Çiğdem HIZKAN / BERLİN
Oluşturulma Tarihi: Nisan 12, 2021 11:25
Türk Alman İşverenler Derneği (TDU), bu yıl 25’inci kuruluş yıl dönümü ve Türk işçi göçünün 60’ıncı yılı vesilesiyle kapsamlı bir organizasyon yapmak üzere çalışmalara başladıklarını açıkladı. TDU medya sorumlusu Mümtaz Ergün, “Gündemimizde göçü konu alan bir fotoğraf sergisine yer vermeyi planlıyoruz. TDU bünyesinde özel bir yayın çıkarmak ve büyük bir balo ile de tüm bu etkinlikleri kutlama planlarımız var” dedi.
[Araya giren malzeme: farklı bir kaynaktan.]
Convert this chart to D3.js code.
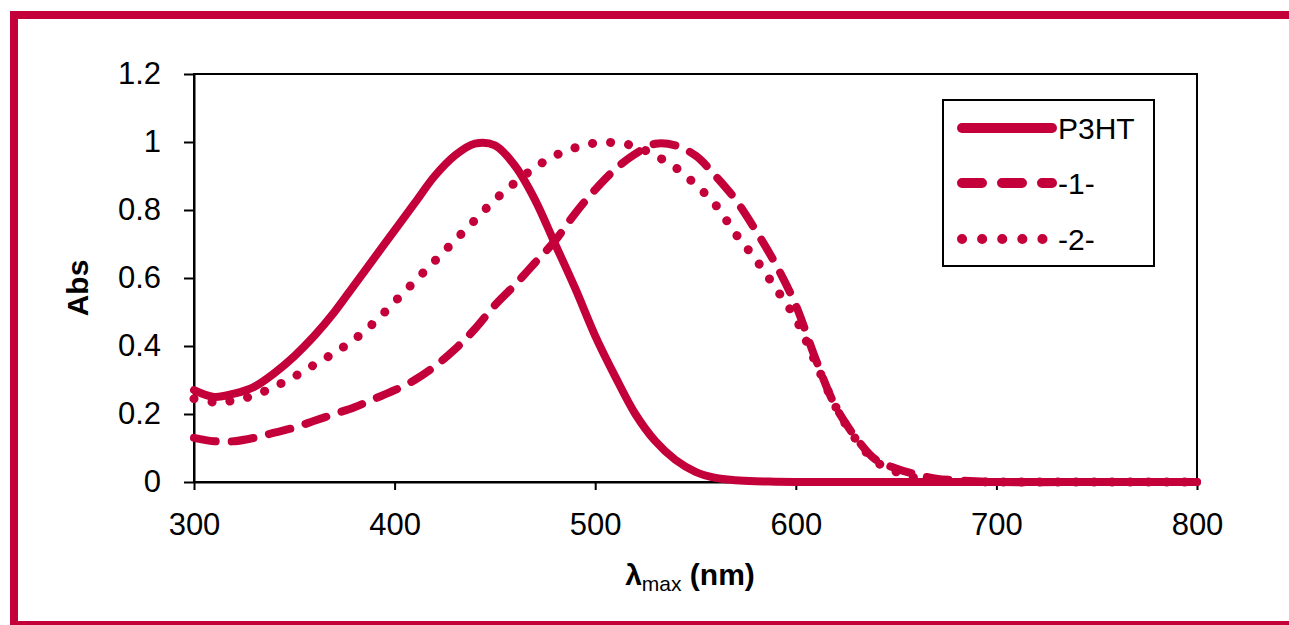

ALMANYA’nın başkenti Berlin’de 280 işveren üyesiyle 29 binden fazla insanı istihdam eden Türk-Alman İşverenler Derneği (TDU), Berlin ve Brandenburg eyaletlerinde 9 binden fazla küçük ve orta ölçekli işletmeyi temsil ediyor. Berlin’deki şirketler arasında köprü görevinin yanı sıra, her iki toplumun genç nesil işletmecileri için yol gösteren proje çalışmaları, Türk toplumunun sorunlarıyla yakından ilgilenen yapısıyla TDU, 1996’dan bu yana çalışmalarını aktif olarak sürdürüyor. Almanya’ya iş gücü göçünün 60’ıncı yılı etkinliklerini konu alan bir yayın hazırlıklarını belirten TDU medya sorumlusu Mümtaz Ergün, göç tarihinde yaşanan önemli gelişmelere değindi. Alman şirket temsilcilerinin 1961’de ‘İş Gücü Anlaşması’ çağrılarıyla gelen Türk işçilerin birkaç sene çalışıp ardından dönmeyi planladıklarını kaydeden Ergün, şunları söyledi:
YERLİ OLMANIN TEMELLERİ ATILDI“Türkiye’den gelen insanlarımızın aslında Almanya’da uzun süre kalmak veya yerleşmek gibi bir düşünceleri yoktu. Almanlar da Türk işçilerin ülkelerinde geçici olduklarını düşündüklerinden Türk işçileri ‘misafir’ gibi gördüler. Bu nedenle de göçün insani boyutuyla çok fazla ilgilenilmedi. Almanya’daki çalışma sistemine hızla uyum sağlayan ve üretimde büyük başarı gösteren Türkleri geri göndermek pek çok açıdan zorlu ve maliyetli bir yük olacaktı. Bu gerçeği gören Alman şirketlerinin temsilcileri, 3 yılın sonunda var olan bu gücü yeni işçilerle değiştirme planlarından vazgeçerek Türk işçilerinin kalmalarını istedi. Böylece firmalar işi çok iyi kavramış Türk iş gücüyle çalışmaya devam ederken, ekonomik kayıpların da önüne geçmiş olacaklardı. Türk işçiler de Almanya’da çalışmaktan ve para kazanmaktan memnundular. Tek sorun ise ailelerinden uzakta olmalarıydı. 1964’te Alman hükümeti, firma temsilcilerinin bu kararına uyum sağladı ve işçi ailelerinin de gelebileceği yasal bir düzenleme sundu. O güne kadar yurtlarda yaşayan Türk işçiler, aileleri gelince evlere çıktılar. Böylelikle Almanya’da ‘yerli’ olmanın ilk temelleri de atılmaya başlandı.”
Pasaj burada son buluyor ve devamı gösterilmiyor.